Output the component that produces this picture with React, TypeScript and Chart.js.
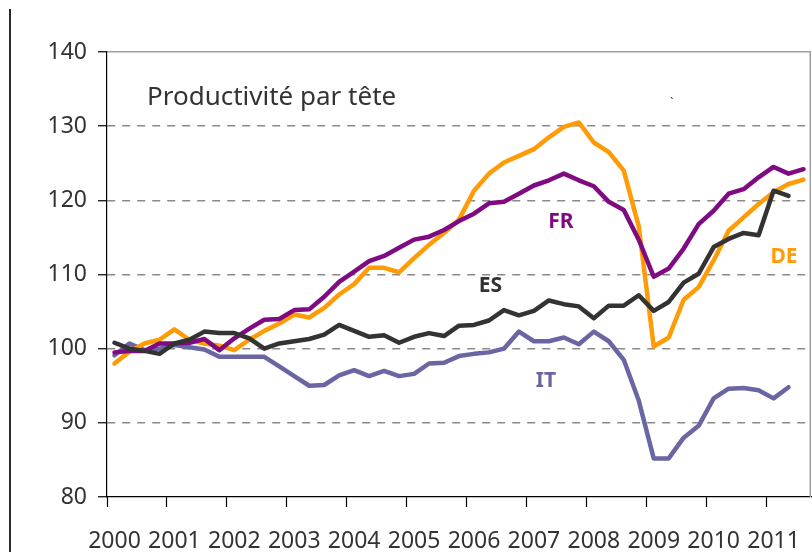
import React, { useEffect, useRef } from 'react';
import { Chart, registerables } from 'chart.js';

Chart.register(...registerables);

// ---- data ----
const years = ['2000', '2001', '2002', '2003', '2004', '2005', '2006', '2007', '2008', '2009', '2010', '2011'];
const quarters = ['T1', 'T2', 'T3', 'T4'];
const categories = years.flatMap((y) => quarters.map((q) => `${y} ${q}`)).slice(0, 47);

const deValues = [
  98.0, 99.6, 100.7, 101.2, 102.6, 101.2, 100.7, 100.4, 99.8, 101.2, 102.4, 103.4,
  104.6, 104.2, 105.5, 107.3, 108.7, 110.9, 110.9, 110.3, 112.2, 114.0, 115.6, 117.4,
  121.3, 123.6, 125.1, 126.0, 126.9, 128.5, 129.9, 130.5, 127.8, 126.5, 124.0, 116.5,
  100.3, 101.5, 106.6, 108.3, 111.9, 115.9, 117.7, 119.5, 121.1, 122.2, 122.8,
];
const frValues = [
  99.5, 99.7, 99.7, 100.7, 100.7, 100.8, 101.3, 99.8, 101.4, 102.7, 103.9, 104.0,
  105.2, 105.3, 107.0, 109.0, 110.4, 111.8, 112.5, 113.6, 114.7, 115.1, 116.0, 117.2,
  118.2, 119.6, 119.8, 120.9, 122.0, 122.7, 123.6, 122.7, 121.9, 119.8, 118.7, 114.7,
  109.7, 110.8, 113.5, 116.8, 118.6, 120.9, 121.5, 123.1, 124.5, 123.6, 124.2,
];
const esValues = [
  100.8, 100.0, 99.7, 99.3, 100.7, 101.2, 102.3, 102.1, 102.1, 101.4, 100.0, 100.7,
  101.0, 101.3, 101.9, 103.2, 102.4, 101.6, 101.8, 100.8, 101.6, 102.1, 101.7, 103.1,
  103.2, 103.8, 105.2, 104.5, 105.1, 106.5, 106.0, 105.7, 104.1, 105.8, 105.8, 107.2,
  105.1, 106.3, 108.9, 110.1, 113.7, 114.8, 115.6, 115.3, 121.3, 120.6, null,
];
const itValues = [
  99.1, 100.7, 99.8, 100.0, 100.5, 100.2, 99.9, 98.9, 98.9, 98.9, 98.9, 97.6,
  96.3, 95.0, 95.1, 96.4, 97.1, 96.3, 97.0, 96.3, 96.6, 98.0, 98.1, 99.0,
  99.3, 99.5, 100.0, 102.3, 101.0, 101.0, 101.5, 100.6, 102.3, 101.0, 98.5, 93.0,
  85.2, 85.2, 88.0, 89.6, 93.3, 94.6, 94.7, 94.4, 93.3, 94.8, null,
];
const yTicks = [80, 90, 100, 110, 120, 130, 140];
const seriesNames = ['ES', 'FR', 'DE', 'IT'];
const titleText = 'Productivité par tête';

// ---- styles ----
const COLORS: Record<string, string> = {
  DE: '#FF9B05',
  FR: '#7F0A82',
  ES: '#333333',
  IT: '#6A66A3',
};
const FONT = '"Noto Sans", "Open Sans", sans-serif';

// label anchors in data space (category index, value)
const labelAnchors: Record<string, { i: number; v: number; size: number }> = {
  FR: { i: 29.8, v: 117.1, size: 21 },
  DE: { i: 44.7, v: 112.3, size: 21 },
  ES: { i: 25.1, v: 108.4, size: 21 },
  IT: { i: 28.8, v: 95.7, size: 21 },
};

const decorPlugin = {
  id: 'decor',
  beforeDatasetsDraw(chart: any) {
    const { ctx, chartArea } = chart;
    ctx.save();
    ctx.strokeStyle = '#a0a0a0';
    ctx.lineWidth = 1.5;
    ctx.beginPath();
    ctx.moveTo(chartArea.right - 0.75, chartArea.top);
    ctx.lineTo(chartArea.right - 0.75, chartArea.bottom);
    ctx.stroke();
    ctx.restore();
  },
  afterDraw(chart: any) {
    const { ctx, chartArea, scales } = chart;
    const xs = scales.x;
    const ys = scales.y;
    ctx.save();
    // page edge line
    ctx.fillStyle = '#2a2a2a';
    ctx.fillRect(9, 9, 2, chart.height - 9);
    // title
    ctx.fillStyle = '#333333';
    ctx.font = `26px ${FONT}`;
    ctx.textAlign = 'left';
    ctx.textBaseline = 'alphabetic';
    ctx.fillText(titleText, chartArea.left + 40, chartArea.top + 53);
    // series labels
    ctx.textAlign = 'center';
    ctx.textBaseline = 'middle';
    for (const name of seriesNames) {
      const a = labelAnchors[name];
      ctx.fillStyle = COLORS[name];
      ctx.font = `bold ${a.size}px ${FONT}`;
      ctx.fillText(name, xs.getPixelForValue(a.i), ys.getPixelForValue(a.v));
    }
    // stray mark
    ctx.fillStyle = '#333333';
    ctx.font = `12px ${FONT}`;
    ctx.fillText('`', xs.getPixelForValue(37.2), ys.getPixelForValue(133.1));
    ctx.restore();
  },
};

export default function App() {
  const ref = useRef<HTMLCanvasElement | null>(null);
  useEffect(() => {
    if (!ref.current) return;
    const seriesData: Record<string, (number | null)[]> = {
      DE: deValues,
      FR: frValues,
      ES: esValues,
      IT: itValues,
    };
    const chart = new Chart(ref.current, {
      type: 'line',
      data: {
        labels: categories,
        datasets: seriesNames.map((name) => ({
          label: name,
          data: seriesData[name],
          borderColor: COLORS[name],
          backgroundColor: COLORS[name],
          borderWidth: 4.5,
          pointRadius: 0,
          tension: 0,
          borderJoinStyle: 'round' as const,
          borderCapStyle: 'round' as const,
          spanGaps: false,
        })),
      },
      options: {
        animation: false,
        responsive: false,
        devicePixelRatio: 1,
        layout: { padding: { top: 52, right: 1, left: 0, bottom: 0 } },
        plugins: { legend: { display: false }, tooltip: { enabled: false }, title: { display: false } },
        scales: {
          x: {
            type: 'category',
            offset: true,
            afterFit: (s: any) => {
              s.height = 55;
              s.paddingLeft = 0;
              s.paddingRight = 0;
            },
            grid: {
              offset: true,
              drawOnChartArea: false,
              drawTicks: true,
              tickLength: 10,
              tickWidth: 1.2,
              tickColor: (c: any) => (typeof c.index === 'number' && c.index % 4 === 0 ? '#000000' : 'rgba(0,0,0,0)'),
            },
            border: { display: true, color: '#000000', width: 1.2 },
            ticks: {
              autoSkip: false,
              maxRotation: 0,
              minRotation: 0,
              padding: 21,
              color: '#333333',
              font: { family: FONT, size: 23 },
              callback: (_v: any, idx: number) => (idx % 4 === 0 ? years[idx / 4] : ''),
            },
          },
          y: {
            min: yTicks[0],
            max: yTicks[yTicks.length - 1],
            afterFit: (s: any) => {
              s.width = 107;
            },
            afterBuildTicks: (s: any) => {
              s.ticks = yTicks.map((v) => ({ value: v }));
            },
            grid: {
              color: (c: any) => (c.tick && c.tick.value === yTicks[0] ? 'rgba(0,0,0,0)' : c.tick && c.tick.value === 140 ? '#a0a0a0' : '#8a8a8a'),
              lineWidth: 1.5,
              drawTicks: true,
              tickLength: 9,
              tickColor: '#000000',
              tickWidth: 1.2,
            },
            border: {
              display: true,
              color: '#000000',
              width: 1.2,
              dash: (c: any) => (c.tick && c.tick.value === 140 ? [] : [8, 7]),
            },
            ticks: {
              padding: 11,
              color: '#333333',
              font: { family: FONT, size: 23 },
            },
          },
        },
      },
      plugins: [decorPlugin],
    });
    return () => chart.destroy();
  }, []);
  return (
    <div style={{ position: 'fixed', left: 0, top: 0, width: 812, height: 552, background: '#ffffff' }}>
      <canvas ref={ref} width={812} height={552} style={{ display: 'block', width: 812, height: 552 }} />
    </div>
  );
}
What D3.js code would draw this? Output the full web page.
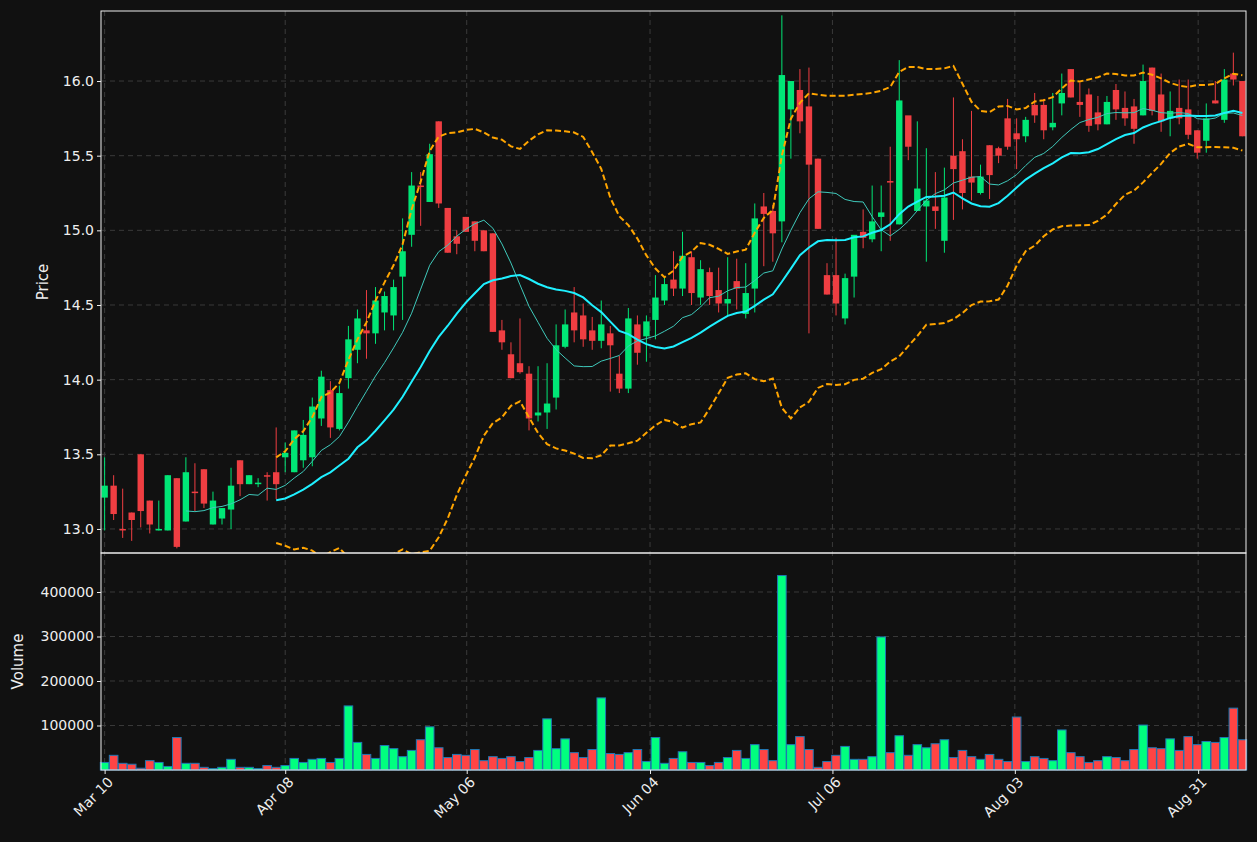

• • • • •

-- WHAT YOU WILL DO --
Locate all lines in the listing above with the word "React" and copy them.

-- ANSWER IN FULL --
Output the component that produces this picture with React, TypeScript and Chart.js.
import React, { useEffect, useRef } from 'react';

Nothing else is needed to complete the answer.